This is the mail archive of the
libc-alpha@sources.redhat.com
mailing list for the glibc project.
two UTF-16 decoder bugs
- To: libc-alpha at sources dot redhat dot com
- Subject: two UTF-16 decoder bugs
- From: Bruno Haible <haible at ilog dot fr>
- Date: Thu, 12 Apr 2001 14:42:37 +0200 (CEST)
Bug 1:
The UTF-16 decoder does not correctly decode input which starts with a
byte-order mark in other endianness.
Example: On a little-endian machine,
$ echo abc | /usr/bin/iconv -t UTF-16 | \
/usr/bin/iconv -f UTF-16LE -t UTF-16BE | \
/usr/bin/iconv -f UTF-16 -t UTF-8
should print abc, but prints a few ideographs instead.
The reason is that the local 'swap' variable is not updated, therefore
swapping will only be enabled at the second call (for the second 8 KB
buffer).
Bug 2:
Conversion from UTF-16 converts the BOM instead of dropping it.
Example:
$ echo abc | /usr/bin/iconv -t UTF-16 | \
/usr/bin/iconv -f UTF-16 -t UTF-8 | \
wc -c
should print 4, but prints 7.
The reason is that 'inptr' is incremented but then ignored, because it
is initialized from '*inptrp' at the beginning of the loop.
This second bug also exists for the UNICODE encoding.
Here is a fix for both.
2001-04-11 Bruno Haible <haible@clisp.cons.org>
* iconvdata/utf-16.c (PREPARE_LOOP): Initialize 'swap' after possibly
changing it in the state.
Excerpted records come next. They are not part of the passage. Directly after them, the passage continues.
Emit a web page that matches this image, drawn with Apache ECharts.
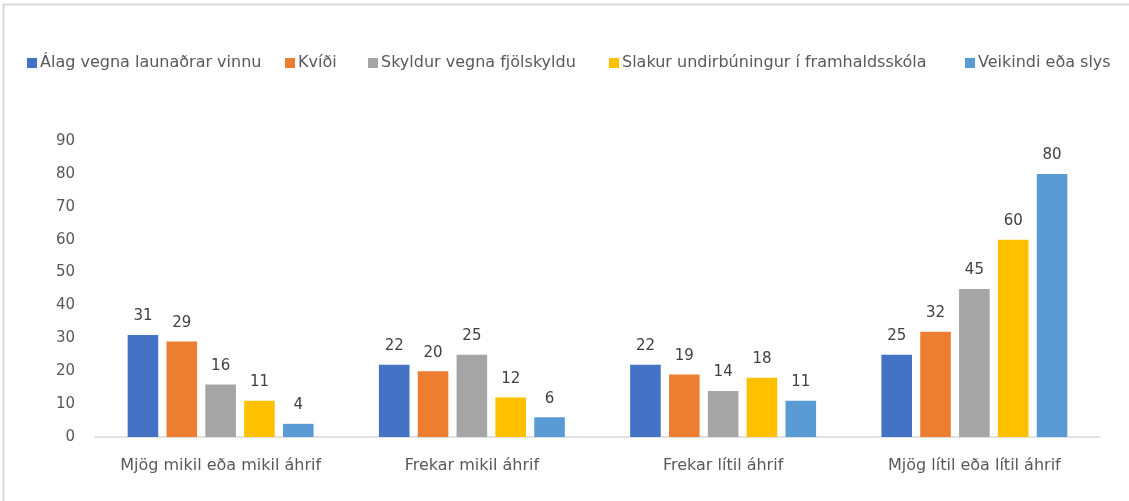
<!DOCTYPE html>
<html><head><meta charset="utf-8">
<script src="https://cdn.jsdelivr.net/npm/echarts@6/dist/echarts.min.js"></script>
<style>html,body{margin:0;padding:0;background:#fff;overflow:hidden}#c{width:1129px;height:501px}</style>
</head><body><div id="c"></div>
<script>
const categories = ['Mjög mikil eða mikil áhrif', 'Frekar mikil áhrif', 'Frekar lítil áhrif', 'Mjög lítil eða lítil áhrif'];
const seriesNames = ['Álag vegna launaðrar vinnu', 'Kvíði', 'Skyldur vegna fjölskyldu', 'Slakur undirbúningur í framhaldsskóla', 'Veikindi eða slys'];
const alag = [31, 22, 22, 25];
const kvidi = [29, 20, 19, 32];
const skyldur = [16, 25, 14, 45];
const slakur = [11, 12, 18, 60];
const veikindi = [4, 6, 11, 80];
const colors = ['#4472C4', '#ED7D31', '#A5A5A5', '#FFC000', '#5B9BD5'];
const values = [alag, kvidi, skyldur, slakur, veikindi];
const legendLeft = [27, 285, 368, 609, 965];

const chart = echarts.init(document.getElementById('c'), null, {renderer: 'canvas'});
const font = '"DejaVu Sans", sans-serif';
chart.setOption({
  animation: false,
  backgroundColor: '#fff',
  graphic: [
    {type: 'polyline', shape: {points: [[3.5, 520], [3.5, 4.5], [1150, 4.5]]}, style: {stroke: '#d9d9d9', lineWidth: 2, fill: null}}
  ],
  legend: seriesNames.map((n, i) => ({
    top: 55, left: legendLeft[i],
    itemWidth: 10, itemHeight: 10,
    icon: 'rect', padding: 0,
    textStyle: {fontFamily: font, fontSize: 16, color: '#595959', padding: [0, 0, 0, -2]},
    data: [n]
  })),
  grid: {left: 95, right: 29, top: 141, bottom: 64, containLabel: false},
  xAxis: {
    type: 'category', data: categories,
    axisLine: {lineStyle: {color: '#d9d9d9', width: 1.5}},
    axisTick: {show: false},
    axisLabel: {interval: 0, fontFamily: font, fontSize: 16, color: '#595959', margin: 21}
  },
  yAxis: {
    type: 'value', min: 0, max: 90, interval: 10,
    axisLine: {show: false}, axisTick: {show: false}, splitLine: {show: false},
    axisLabel: {fontFamily: font, fontSize: 15, color: '#595959', margin: 20}
  },
  series: seriesNames.map((n, i) => ({
    name: n, type: 'bar', data: values[i],
    barGap: '27%', barCategoryGap: '26%',
    itemStyle: {color: colors[i]},
    label: {show: true, position: 'top', distance: 11, fontFamily: font, fontSize: 15, color: '#404040'}
  }))
});
</script></body></html>
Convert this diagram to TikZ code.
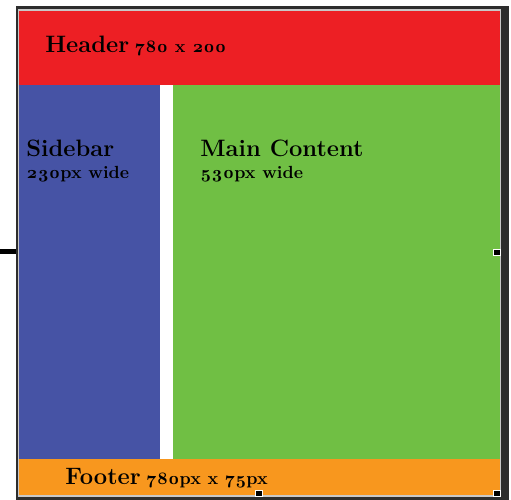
\documentclass[tikz,border=0pt]{standalone}
\usepackage{fontspec}
\setmainfont{Latin Modern Roman}[Numbers=OldStyle]
\definecolor{frame}{RGB}{45,45,45}
\definecolor{rim}{RGB}{200,200,200}
\definecolor{hdr}{RGB}{237,31,36}
\definecolor{side}{RGB}{70,83,165}
\definecolor{main}{RGB}{112,191,68}
\definecolor{foot}{RGB}{248,151,30}
\newcommand{\ttl}[1]{{\fontsize{13.5}{15}\selectfont\bfseries #1}}
\newcommand{\sub}[1]{{\fontsize{10}{12}\selectfont\bfseries #1}}

\begin{document}
\begin{tikzpicture}[x=0.02cm,y=-0.02cm]
\tikzset{lbl/.style={anchor=base west,inner sep=0pt},
  handle/.style={draw=white,fill=black,line width=0.4pt,minimum size=0.13cm,inner sep=0pt}}
      \useasboundingbox (0,0) rectangle (511,500);
      \fill[white] (0,0) rectangle (511,500);
      \fill[frame] (16,6) rectangle (509,500);
      \fill[rim] (18,9) rectangle (501,497);
      \fill[hdr] (19,11) rectangle (500,85);
      \fill[side] (19,85) rectangle (160,459);
      \fill[white] (160,85) rectangle (173,459);
      \fill[main] (173,85) rectangle (500,459);
      \fill[foot] (19,459) rectangle (500,495);
      \fill[black] (0,249) rectangle (16,254);
      \node[lbl](H) at (45,53) {\ttl{Header} \sub{780 x 200}};
      \node[lbl](S) at (26,157) {\ttl{Sidebar}};
      \node[lbl](SW) at (26,179) {\sub{230px wide}};
      \node[lbl](M) at (200,157) {\ttl{Main Content}};
      \node[lbl](MW) at (200,179) {\sub{530px wide}};
      \node[lbl](F) at (65,484) {\ttl{Footer} \sub{780px x 75px}};
      \node[handle](hR) at (497,252.5) {};
      \node[handle](hB) at (259,493.5) {};
      \node[handle](hBR) at (497,493.5) {};
    \end{tikzpicture}
\end{document}
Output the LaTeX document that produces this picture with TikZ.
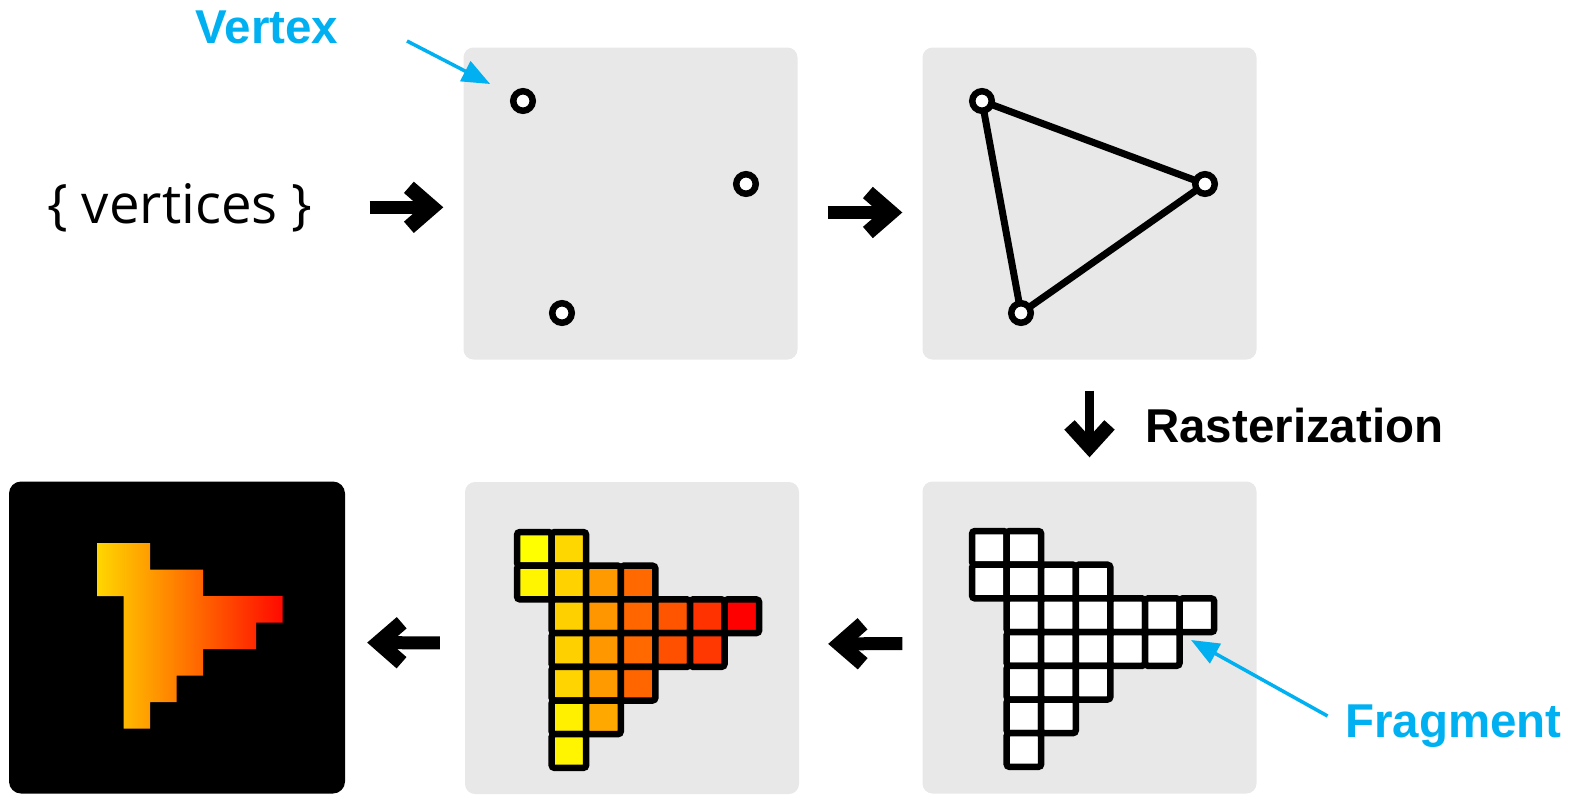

After incrementing 'inptr', store it back.
* iconvdata/unicode.c (PREPARE_LOOP): After incrementing 'inptr',
store it back.
*** glibc-20010315/iconvdata/utf-16.c.bak Mon Dec 4 19:53:44 2000
--- glibc-20010315/iconvdata/utf-16.c Thu Apr 12 02:25:05 2001
***************
*** 44,50 ****
#define PREPARE_LOOP \
enum direction dir = ((struct utf16_data *) step->__data)->dir; \
enum variant var = ((struct utf16_data *) step->__data)->var; \
! int swap = ((struct utf16_data *) step->__data)->swap; \
if (FROM_DIRECTION && var == UTF_16) \
{ \
if (data->__invocation_counter == 0) \
--- 44,50 ----
#define PREPARE_LOOP \
enum direction dir = ((struct utf16_data *) step->__data)->dir; \
enum variant var = ((struct utf16_data *) step->__data)->var; \
! int swap; \
if (FROM_DIRECTION && var == UTF_16) \
{ \
if (data->__invocation_counter == 0) \
***************
*** 55,65 ****
\
if (get16u (inptr) == BOM) \
/* Simply ignore the BOM character. */ \
! inptr += 2; \
else if (get16u (inptr) == BOM_OE) \
{ \
((struct utf16_data *) step->__data)->swap = 1; \
! inptr += 2; \
} \
} \
} \
--- 55,65 ----
\
if (get16u (inptr) == BOM) \
/* Simply ignore the BOM character. */ \
! *inptrp = inptr += 2; \
else if (get16u (inptr) == BOM_OE) \
{ \
((struct utf16_data *) step->__data)->swap = 1; \
! *inptrp = inptr += 2; \
} \
} \
} \
***************
*** 72,78 ****
\
put16u (outbuf, BOM); \
outbuf += 2; \
! }
#define EXTRA_LOOP_ARGS , var, swap
--- 72,79 ----
\
put16u (outbuf, BOM); \
outbuf += 2; \
! } \
! swap = ((struct utf16_data *) step->__data)->swap;
#define EXTRA_LOOP_ARGS , var, swap
*** glibc-20010315/iconvdata/unicode.c.bak Mon Dec 4 19:53:44 2000
--- glibc-20010315/iconvdata/unicode.c Thu Apr 12 01:29:50 2001
***************
*** 53,63 ****
\
if (get16u (inptr) == BOM) \
/* Simply ignore the BOM character. */ \
! inptr += 2; \
else if (get16u (inptr) == BOM_OE) \
{ \
((struct unicode_data *) step->__data)->swap = 1; \
! inptr += 2; \
} \
} \
} \
--- 53,63 ----
\
if (get16u (inptr) == BOM) \
/* Simply ignore the BOM character. */ \
! *inptrp = inptr += 2; \
else if (get16u (inptr) == BOM_OE) \
{ \
((struct unicode_data *) step->__data)->swap = 1; \
! *inptrp = inptr += 2; \
} \
} \
} \